Inelastic neutron scattering study of oxyanion-based compounds with sawtooth-chain lattice

The sawtooth spin chain with its compelling triangle-based spin structure offers a fascinating playground for competing antiferromagnetic interactions. Theoretical investigations showed that for special relations between exchange interactions such systems can host flat-band magnons that are of great interest for the development of magnonics devices. To date, experimental realization of a magnetic sawtooth lattice has been limited to a handful of compounds. In real materials, such sawtooth topologies imply the presence of magnetic ions in at least two nonequivalent structural positions that creates an interplay between different magnetic order parameters and, consequently, a rich magnetic phase diagram. We recently undertook a systematic investigation of the magnetic properties of several sawtooth systems where magnetic chains are linked by nonmagnetic oxyanion groups such as AsO4 and MoO4. In this presentation, we will discuss the static and dynamic magnetic properties of two transition-metal sawtooth chain systems: Rb2Fe2O(AsO4)2 [1] and CsCo2(MoO4)2(OH) [2]. These compounds exhibit long-range magnetic order that consists of antiferromagnetically coupled ferrimagnetic chains.

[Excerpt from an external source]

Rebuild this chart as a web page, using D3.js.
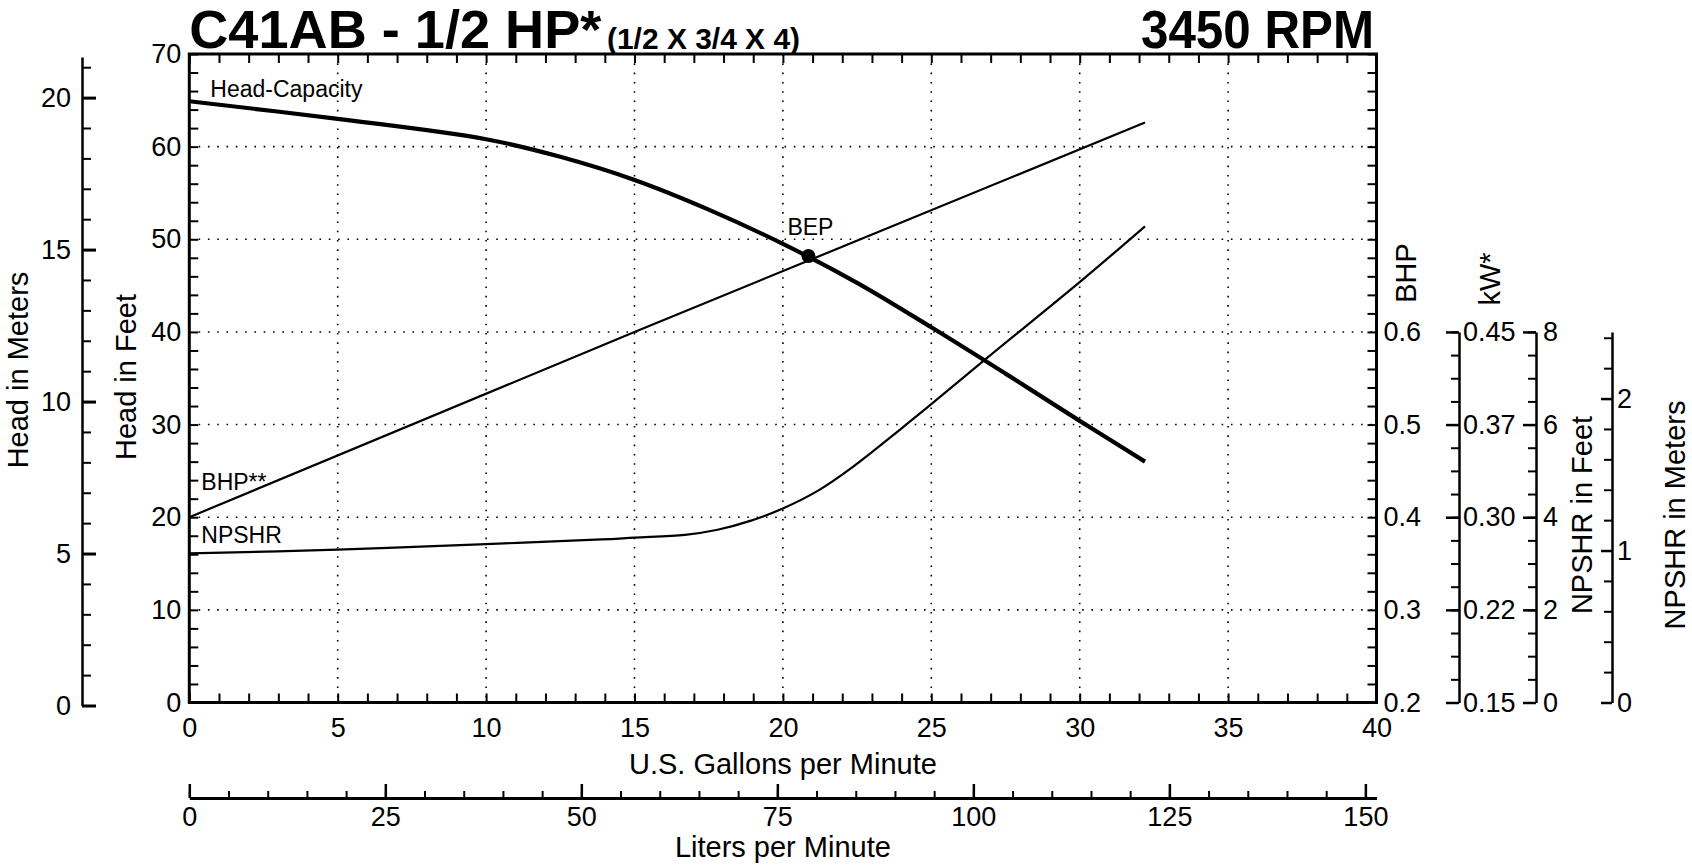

Within each chain, the magnetic moments located at the tip of the sawtooth are aligned collinearly along the b-direction (the chain direction), while the moments on the spine sites are reversely canted to form a zigzag pattern inside the plane of the triangular chain. For both compounds, applied magnetic fields induce transitions to ferrimagnetic states where the coupling between adjacent sawtooth chains changed from antiferromagnetic to ferromagnetic. Hamiltonian models describing the main magnetic interactions are proposed based on the observed low-energy spin-wave excitations from inelastic neutron scattering data.